A month ago, NAR chief economist Lawrence Yun referred to the rapid price appreciation as “concerning” because it was doubling the pace of income growth.
Meanwhile, the S&P CoreLogic Case-Shiller U.S. National Home Price NSA Index (I feel like this title needs to be longer) chalked a 5.9% annual gain in January, up from 5.7% a month earlier.
The index also hit a 31-month annual return high, which forced Managing Director and Chairman of the Index Committee David M. Blitzer to address affordability concerns.
He argued that while higher home prices and mortgage rates may dent affordability and reduce the number of households able to purchase homes, the lack of inventory and strength of the economy means we likely won’t see a change in direction just yet.
Blitzer did admit “at some point” market forces would drive prices down, but said, “we don’t appear to be there yet.”
Supply and Demand Imbalance
I think everyone feels the same way, that prices are too darn high, it’s just that no one knows when prices will fall, or by how much. And what the catalyst might be, other than affordability or a lack of willing buyers.
Everyone is referring to the current situation as an inventory crisis, with many potential move-up buyers trapped thanks to limited equity and/or a low mortgage rate they don’t want to let go.
That further limits the supply of starter homes, keeping renters out of the market as they watch home prices creep higher and higher.

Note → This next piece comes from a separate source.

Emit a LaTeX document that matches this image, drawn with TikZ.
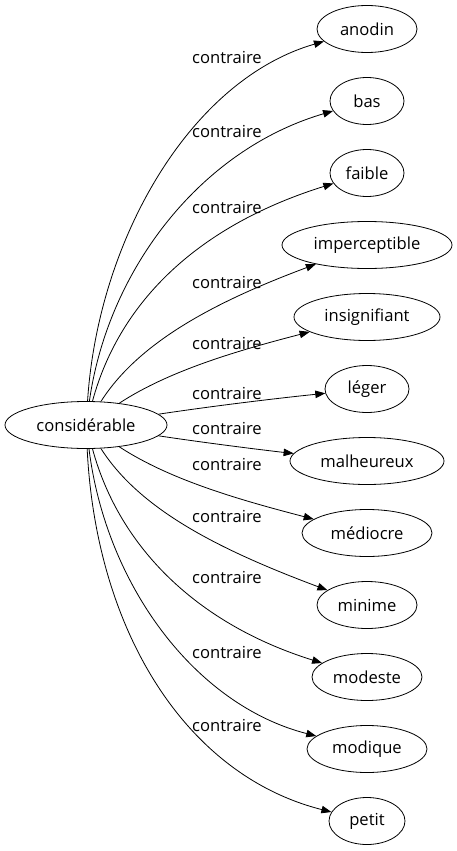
\documentclass[tikz,border=0pt]{standalone}
\usepackage{fontspec}
\setmainfont{Open Sans}
\usetikzlibrary{arrows.meta,shapes.geometric}
\begin{document}
\begin{tikzpicture}[x=1pt,y=-1pt,
  every node/.style={font=\fontsize{16.6}{19}\selectfont},
  el/.style={draw,ellipse,line width=0.8pt,inner sep=0pt,minimum height=47},
  lab/.style={inner sep=0pt},
  edge/.style={draw,line width=0.8pt,-{Triangle[length=10pt,width=7.5pt]}}]
\useasboundingbox (0,0) rectangle (457,851);
\node[el,minimum width=162] (c) at (86,425) {considérable};
\node[el,minimum width=100] (t1) at (367,29) {anodin};
\node[el,minimum width=74] (t2) at (367,101) {bas};
\node[el,minimum width=74] (t3) at (367,173) {faible};
\node[el,minimum width=170] (t4) at (367,245) {imperceptible};
\node[el,minimum width=146] (t5) at (367,317) {insignifiant};
\node[el,minimum width=84] (t6) at (367,389) {léger};
\node[el,minimum width=154] (t7) at (367,461) {malheureux};
\node[el,minimum width=130] (t8) at (367,533) {médiocre};
\node[el,minimum width=100] (t9) at (367,605) {minime};
\node[el,minimum width=110] (t10) at (367,677) {modeste};
\node[el,minimum width=120] (t11) at (367,749) {modique};
\node[el,minimum width=76] (t12) at (367,821) {petit};
\node[lab] (l1) at (227,57) {contraire};
\node[lab] (l2) at (227,131) {contraire};
\node[lab] (l3) at (227,207) {contraire};
\node[lab] (l4) at (227,282) {contraire};
\node[lab] (l5) at (227,343) {contraire};
\node[lab] (l6) at (227,393) {contraire};
\node[lab] (l7) at (227,428) {contraire};
\node[lab] (l8) at (227,464) {contraire};
\node[lab] (l9) at (227,516) {contraire};
\node[lab] (l10) at (227,577) {contraire};
\node[lab] (l11) at (227,652) {contraire};
\node[lab] (l12) at (227,725) {contraire};
\path[edge] (c) .. controls (98,240) and (190,80) .. (t1);
\path[edge] (c) .. controls (108,270) and (200,150) .. (t2);
\path[edge] (c) .. controls (120,300) and (200,225) .. (t3);
\path[edge] (c) .. controls (140,340) and (220,300) .. (t4);
\path[edge] (c) .. controls (170,370) and (240,350) .. (t5);
\path[edge] (c) .. controls (220,405) and (280,398) .. (t6);
\path[edge] (c) .. controls (220,445) and (280,452) .. (t7);
\path[edge] (c) .. controls (170,480) and (240,500) .. (t8);
\path[edge] (c) .. controls (140,510) and (220,550) .. (t9);
\path[edge] (c) .. controls (120,550) and (200,625) .. (t10);
\path[edge] (c) .. controls (106,585) and (195,705) .. (t11);
\path[edge] (c) .. controls (96,630) and (185,775) .. (t12);
\end{tikzpicture}
\end{document}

In fact, Trulia reported that national housing inventory hit its lowest level on record during the first three months of 2017. I believe their data only goes back to 2012 though.
Still, the recent numbers are troubling – starter and trade-up home inventory fell 8.7% and 7.9%, respectively, year-over-year. And there wasn’t much a year ago either…

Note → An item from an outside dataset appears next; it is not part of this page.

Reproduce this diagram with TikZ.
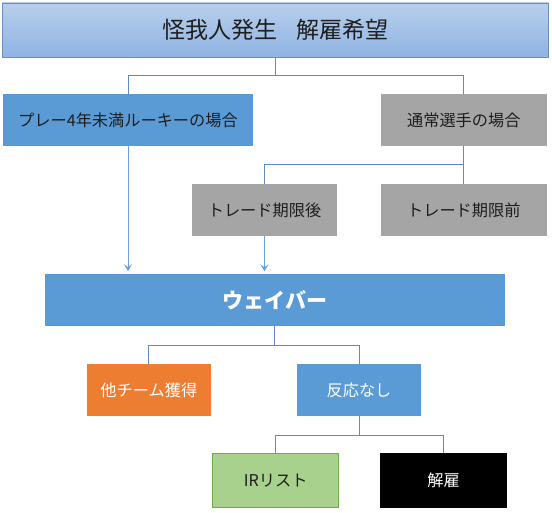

Basically, this means the entire housing market ecosystem is out of whack, with no sign of relief anytime soon.
Are Home Prices Really Expensive?
To add insult to injury, home prices might not even be that high, assuming you look at “real home prices,” those adjusted for inflation, wage growth, interest rates, etc.
The First American Real House Price Index (RHPI) measures single-family home prices after accounting for changes in incomes and interest rates.
They use median household income and mortgage rates to determine how much a particular consumer can afford. This allows them to measure house-buying power and in turn affordability.
What we wind up with is a very difficult picture than what you might see with other home price charts.
For example, real house prices are still 33.3% below their peak seen in July 2006, not that we should measure a healthy market based on that turbulent time. Still, it’s quite a margin.
Additionally, real home prices are 10.3% lower than they were in the year 2000.
Now can that all change in a hurry? Sure, and it is. In just the past year, real house prices surged by 8.2%.
If both mortgage rates and home prices continue to rise, we’ll hit another breaking point soon enough, assuming wage growth can’t keep up.
First American chief economist Mark Fleming noted that despite this, “affordability in most markets is still high by historical standards.”
As such, he expects another strong spring home buying season. Or at least lots of interest, despite a lack of inventory.